Markdown recommendations.md and citation_alerts.md: English by default, including when the user request is in Chinese, unless the user explicitly asks for Chinese Markdown.
HTML recommendations.html: follow the user's request language for readability. For Chinese daily-scan requests, use Chinese section labels, priority labels, action labels, and recommendation prose; keep paper titles, author names, arXiv IDs, technical terms where clearer, and citation email drafts in their natural/original language.

HTML recommendation report requirements:

Write data/reports/YYYY-MM-DD/recommendations.html.
Set the HTML document title and main <h1> to Everyday arXiv 推荐.
Include a top-list table before detailed paper cards.
Use bare arXiv IDs without version suffixes in HTML visible text and same-page anchors, for example 2605.22555, href="#paper-2605-22555", and id="paper-2605-22555".
Include direct arXiv links for every recommended paper, normally https://arxiv.org/abs/ARXIV_ID and a PDF link https://arxiv.org/pdf/ARXIV_ID, using the bare ID without vN.
Include priority/action badges such as high, medium, low, or citation alert; do not overstate priority for weak matches.
Include the sparse research-idea box only when there is a genuinely high-value idea.
Do not put run metadata, source cache, profile files, or date-convention notes at the bottom of HTML reports. Keep provenance in Markdown Run Metadata sections and/or run_metadata.json.

HTML citation report requirements:

Do not create a separate HTML citation report by default. If citation alerts exist, merge them into recommendations.html as a citation-alert section.
Include arXiv links for each cited target paper and same-page anchors from any citation-alert summary to the detailed citation card, using bare arXiv IDs without version suffixes in visible text and anchors.
Keep HTML citation-alert prose concise: say that the relevant user work is not cited and why the target paper is in scope. Do not include detailed source-search, grep, or bibliography-search diagnostics in HTML; keep that evidence in Markdown citation_alerts.md and/or run_metadata.json.
Preserve the email draft formatting using a <pre> or equivalent preformatted block.

Recommendation reports:

Start directly with ranked recommended papers.
Put source cache, profile files, run date, and date-convention notes under a final Run Metadata section.

Citation reports:

Start directly with Needs Email.
Include extracted To: email addresses for email-worthy papers when public contacts are present.
Put source cache, inspected files, profile files, and date notes under a final Run Metadata section.

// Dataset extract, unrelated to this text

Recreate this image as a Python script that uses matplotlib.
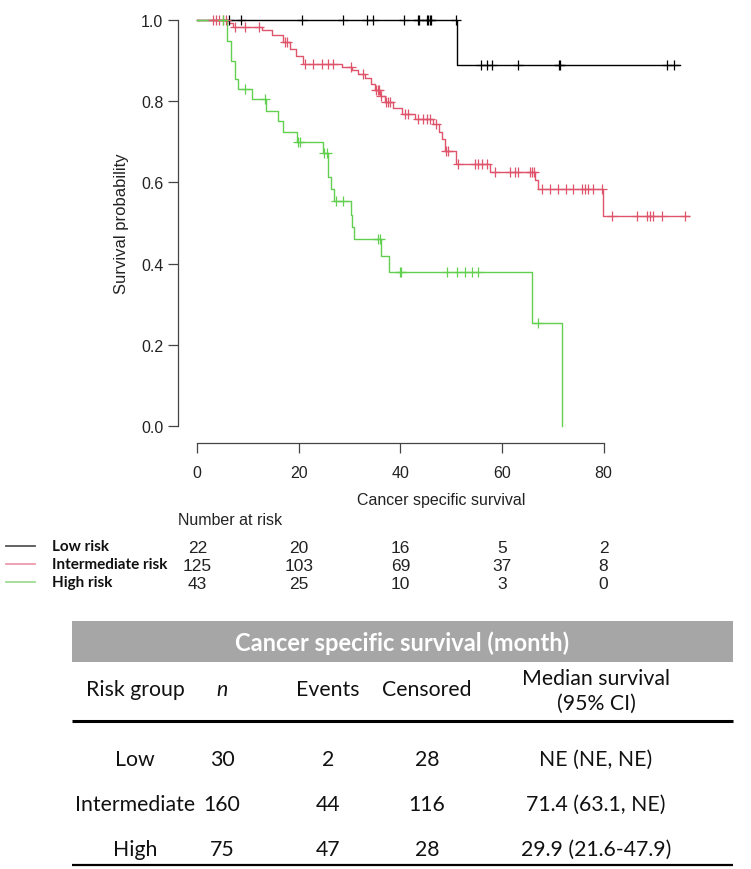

If structured provenance is useful, create a sidecar run_metadata.json.

Token And Runtime Discipline

Use rg and file snippets for source inspection.
Prefer source .tex, .bbl, and .bib over PDFs when available.
Avoid loading whole TeX projects into context.
Keep non-recommended diagnostics out of reports unless requested.
In chat, return only the highest-signal summary: urgent citation actions, top papers, and unusually promising ideas.

Validation

After code changes, run:

.conda/arxiv-daily/bin/pytest -q tests
.conda/arxiv-daily/bin/black --check src tests
.conda/arxiv-daily/bin/pylint src/arxiv_daily

After report generation, verify:

Reports are under the arXiv source-date folder.
recommendations.html exists, is titled Everyday arXiv 推荐, and its top-list links jump to matching paper-card IDs.
HTML visible arXiv IDs and same-page anchors use bare IDs without vN suffixes.
Each recommended paper in the HTML includes an arXiv abstract-page link.
HTML reports do not include bottom metadata/footer provenance blocks.
Recommendation report starts with recommended papers.
Citation report starts with email-worthy items.
Markdown metadata is at the bottom or metadata is in sidecar JSON.